Potato Pizza

for the dough:

  • 1/2 cup warm (not hot) water
  • 1 teaspoon kosher or sea salt
  • 1 Tablespoon olive oil
  • 1 teaspoon instant (fast acting) yeast
  • 1-1/4 cup bread flour (approximate)
  • 1/4 cup olive oil
  • 1/2 cup parmesan cheese or mozzarella (optional)

for the topping:

  • 1 medium Yukon Gold potato
  • 1 Tablespoon salt
  • 2 Tablespoons chopped fresh rosemary 
  • 3/4 cup chopped sweet onion 
  • 3 Tablespoons olive oil 
  • 1 teaspoon course kosher salt or sea salt
  • 1 teaspoon ground pepper 

For dough:

  1. Add the salt, olive oil and yeast to the 1/2 cup of warm water and stir.  Mix in 1 cup of flour.  Gradually add in 1/8 cup more flour, until the dough comes together enough for you to put in on the counter and start kneading it.  Add enough additional flour to make a nice dough that is not too sticky, but not too dry.  You want it to feel a little moist, but you don't want it to stick to your hands.  Knead for a couple of minutes and put it in a bowl with a drizzle of olive oil.  Turn the dough to coat in the olive, cover the bowl with plastic wrap and set it in a warm place for a couple of hours.  (If making the night before, stick it in the fridge and then bring it out a couple of hours before you need to use it and put it in a warm place so it can rise).
  2. Meanwhile, with a mandoline, slice the potato as thin as you can, about 1/16th on a inch thick. Place potato slices in a bowl with the salt and cover with cold water for about an hour (or you can refrigerate it for several hours). Drain potatoes, rinse and pat dry. Toss with rosemary, onion and olive oil.  Sprinkle generously with coarse salt and freshly ground pepper. 
  4. Place a pizza stone on the bottom rack of your oven.  Preheat the oven to the highest temperature it will go (450 - 500 degrees F.) for 30 minutes.
  5. Sprinkle a pizza peel with some coarse polenta (corn grits) or flour.  I think coarse polenta works best to keep the dough from sticking to the peel.
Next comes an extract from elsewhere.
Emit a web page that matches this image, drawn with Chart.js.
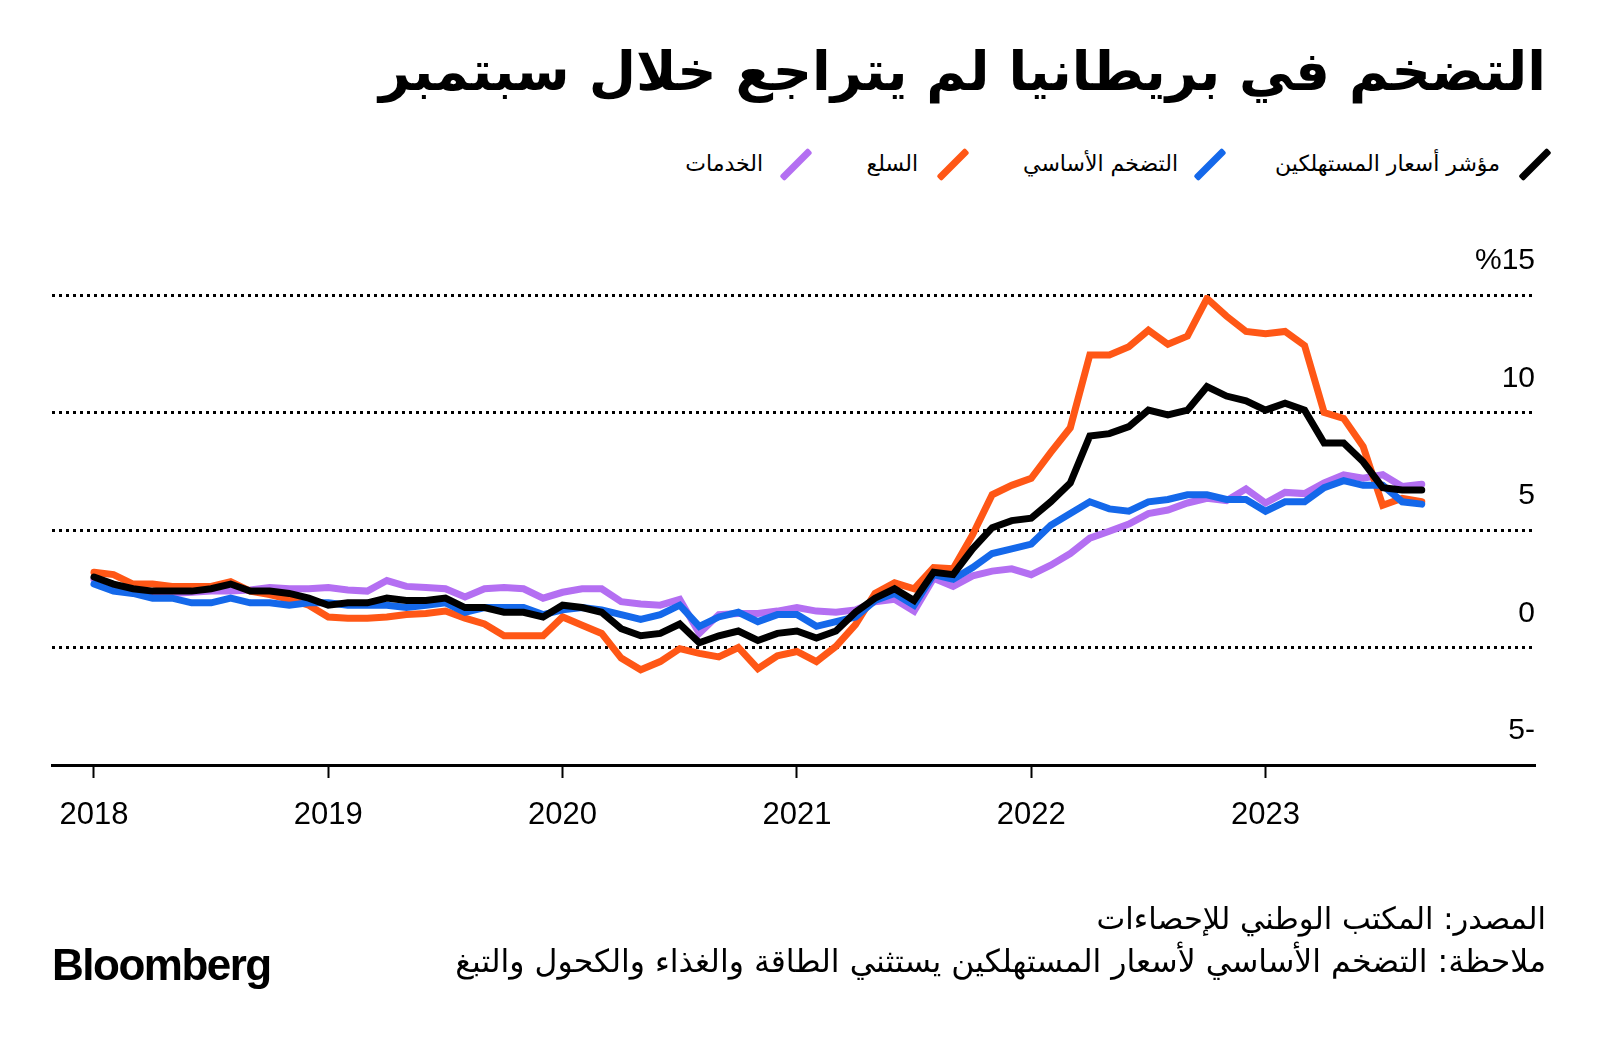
<!DOCTYPE html>
<html lang="ar">
<head>
<meta charset="UTF-8" />
<title>التضخم في بريطانيا لم يتراجع خلال سبتمبر</title>
<script src="https://cdn.jsdelivr.net/npm/chart.js"></script>
<style>
  body { margin: 0; background: #fff; width: 1600px; height: 1042px; position: relative; overflow: hidden; font-family: "DejaVu Sans", sans-serif; color: #000; }
  #title { position: absolute; right: 54px; top: 39px; font-size: 54.5px; font-weight: bold; direction: rtl; white-space: nowrap; }
  .leg { position: absolute; top: 149px; font-size: 22px; direction: rtl; white-space: nowrap; line-height: 30px; }
  .mark { position: absolute; top: 161px; width: 40px; height: 7px; transform: rotate(-45deg); border-radius: 2px; }
  #chartBox { position: absolute; left: 0; top: 0; width: 1600px; height: 1042px; }
  .foot { position: absolute; right: 54px; direction: rtl; white-space: nowrap; }
  #logo { position: absolute; left: 52px; top: 940px; font: bold 44px "Liberation Sans", sans-serif; letter-spacing: -1.5px; }
</style>
</head>
<body>
  <div id="title">التضخم في بريطانيا لم يتراجع خلال سبتمبر</div>

  <div class="mark" style="left:1515px; background:#000;"></div>
  <div class="leg" style="right:100px;">مؤشر أسعار المستهلكين</div>
  <div class="mark" style="left:1190px; background:#1468ea;"></div>
  <div class="leg" style="right:422px;">التضخم الأساسي</div>
  <div class="mark" style="left:933px; background:#ff5716;"></div>
  <div class="leg" style="right:682px;">السلع</div>
  <div class="mark" style="left:776px; background:#b46ff2;"></div>
  <div class="leg" style="right:837px;">الخدمات</div>

  <div id="chartBox"><canvas id="chart" width="1600" height="1042"></canvas></div>

  <div class="foot" style="top:901px; font-size:30.5px;">المصدر: المكتب الوطني للإحصاءات</div>
  <div class="foot" style="top:943px; font-size:31.5px;">ملاحظة: التضخم الأساسي لأسعار المستهلكين يستثني الطاقة والغذاء والكحول والتبغ</div>
  <div id="logo">Bloomberg</div>

<script>
  // monthly, Jan 2018 .. Sep 2023 (annual % change)
  const cpi = [3.0, 2.7, 2.5, 2.4, 2.4, 2.4, 2.5, 2.7, 2.4, 2.4, 2.3, 2.1,
    1.8, 1.9, 1.9, 2.1, 2.0, 2.0, 2.1, 1.7, 1.7, 1.5, 1.5, 1.3,
    1.8, 1.7, 1.5, 0.8, 0.5, 0.6, 1.0, 0.2, 0.5, 0.7, 0.3, 0.6,
    0.7, 0.4, 0.7, 1.5, 2.1, 2.5, 2.0, 3.2, 3.1, 4.2, 5.1, 5.4,
    5.5, 6.2, 7.0, 9.0, 9.1, 9.4, 10.1, 9.9, 10.1, 11.1, 10.7, 10.5,
    10.1, 10.4, 10.1, 8.7, 8.7, 7.9, 6.8, 6.7, 6.7];
  const core = [2.7, 2.4, 2.3, 2.1, 2.1, 1.9, 1.9, 2.1, 1.9, 1.9, 1.8, 1.9,
    1.9, 1.8, 1.8, 1.8, 1.7, 1.8, 1.9, 1.5, 1.7, 1.7, 1.7, 1.4,
    1.6, 1.7, 1.6, 1.4, 1.2, 1.4, 1.8, 0.9, 1.3, 1.5, 1.1, 1.4,
    1.4, 0.9, 1.1, 1.3, 2.0, 2.3, 1.8, 3.1, 2.9, 3.4, 4.0, 4.2,
    4.4, 5.2, 5.7, 6.2, 5.9, 5.8, 6.2, 6.3, 6.5, 6.5, 6.3, 6.3,
    5.8, 6.2, 6.2, 6.8, 7.1, 6.9, 6.9, 6.2, 6.1];
  const goods = [3.2, 3.1, 2.7, 2.7, 2.6, 2.6, 2.6, 2.8, 2.4, 2.25, 2.05, 1.8,
    1.3, 1.25, 1.25, 1.3, 1.4, 1.45, 1.55, 1.25, 1.0, 0.5, 0.5, 0.5,
    1.3, 0.95, 0.6, -0.45, -0.95, -0.6, -0.05, -0.25, -0.4, 0.0, -0.9, -0.35,
    -0.17, -0.6, 0.05, 0.97, 2.3, 2.75, 2.5, 3.4, 3.35, 4.8, 6.5, 6.9,
    7.2, 8.3, 9.35, 12.45, 12.45, 12.8, 13.5, 12.9, 13.25, 14.85, 14.1, 13.45,
    13.35, 13.45, 12.85, 10.0, 9.75, 8.55, 6.05, 6.35, 6.2];
  const services = [2.9, 2.65, 2.45, 2.3, 2.3, 2.35, 2.4, 2.4, 2.45, 2.55, 2.5, 2.5,
    2.55, 2.45, 2.4, 2.85, 2.6, 2.55, 2.5, 2.15, 2.5, 2.55, 2.5, 2.1,
    2.35, 2.5, 2.5, 1.95, 1.85, 1.8, 2.05, 0.6, 1.4, 1.45, 1.45, 1.55,
    1.7, 1.55, 1.5, 1.6, 1.95, 2.05, 1.55, 2.95, 2.6, 3.05, 3.25, 3.35,
    3.1, 3.5, 4.0, 4.65, 4.95, 5.25, 5.7, 5.85, 6.15, 6.35, 6.25, 6.75,
    6.15, 6.6, 6.55, 7.0, 7.35, 7.2, 7.35, 6.85, 6.95];

  const years = [2018, 2019, 2020, 2021, 2022, 2023];
  const yTicks = [-5, 0, 5, 10, 15];
  const yLabels = ['5-', '0', '5', '10', '%15'];

  function pts(arr) {
    return arr.map((v, i) => ({ x: i, y: v }));
  }

  function series(data, color) {
    return { data: pts(data), borderColor: color, borderWidth: 7, pointRadius: 0,
      tension: 0, borderCapStyle: 'round', borderJoinStyle: 'miter', fill: false };
  }

  new Chart(document.getElementById('chart'), {
    type: 'line',
    data: {
      datasets: [
        series(cpi, '#000000'),
        series(core, '#1468ea'),
        series(goods, '#ff5716'),
        series(services, '#b46ff2')
      ]
    },
    options: {
      responsive: false,
      animation: false,
      layout: { padding: { left: 52, right: 65, top: 295, bottom: 217 } },
      plugins: { legend: { display: false }, tooltip: { enabled: false } },
      scales: {
        x: {
          type: 'linear', min: -2.15, max: 73.8,
          afterBuildTicks: s => { s.ticks = years.map(y => ({ value: (y - 2018) * 12 })); },
          afterFit: s => { s.height = 60; },
          ticks: {
            callback: v => String(2018 + v / 12),
            color: '#000', padding: 19, maxRotation: 0, autoSkip: false,
            font: { family: 'Liberation Sans', size: 31 }
          },
          grid: { drawOnChartArea: false, tickLength: 13, tickWidth: 2, tickColor: '#000' },
          border: { display: true, color: '#000', width: 3 }
        },
        y: {
          type: 'linear', position: 'right', min: -5, max: 15,
          afterBuildTicks: s => { s.ticks = yTicks.map(v => ({ value: v })); },
          afterFit: s => { s.width = 0; },
          ticks: {
            mirror: true, padding: 0, labelOffset: -34, color: '#000',
            font: { family: 'Liberation Sans', size: 30 },
            callback: v => yLabels[yTicks.indexOf(v)]
          },
          grid: {
            drawTicks: false, lineWidth: 3,
            color: c => (c.tick && c.tick.value === -5) ? 'rgba(0,0,0,0)' : '#000'
          },
          border: { display: false, dash: [3, 4] }
        }
      }
    }
  });
</script>
</body>
</html>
If you don't have a pizza peel, just use a rimless cookie sheet or an upside down baking pan.  Roll out the pizza dough, using flour so it doesn't stick to the rolling pin. If the dough snaps back as you roll it, let it sit for just a couple of minutes and it will roll out effortlessly. Roll out the dough until it is the size/thickness you like.  Place on the pizza peel.  Brush the dough with the 1/4 cup olive oil (or however much you like), top the pizza with the potato slices.  Make sure you get all the onion and rosemary out of the bowl and place on top.  If using the cheese, sprinkle on top.  
  6. Slide the pizza onto the baking stone and bake for about 8-10 minutes, until the crust is crisp and golden. Sprinkle with additional salt, if you like.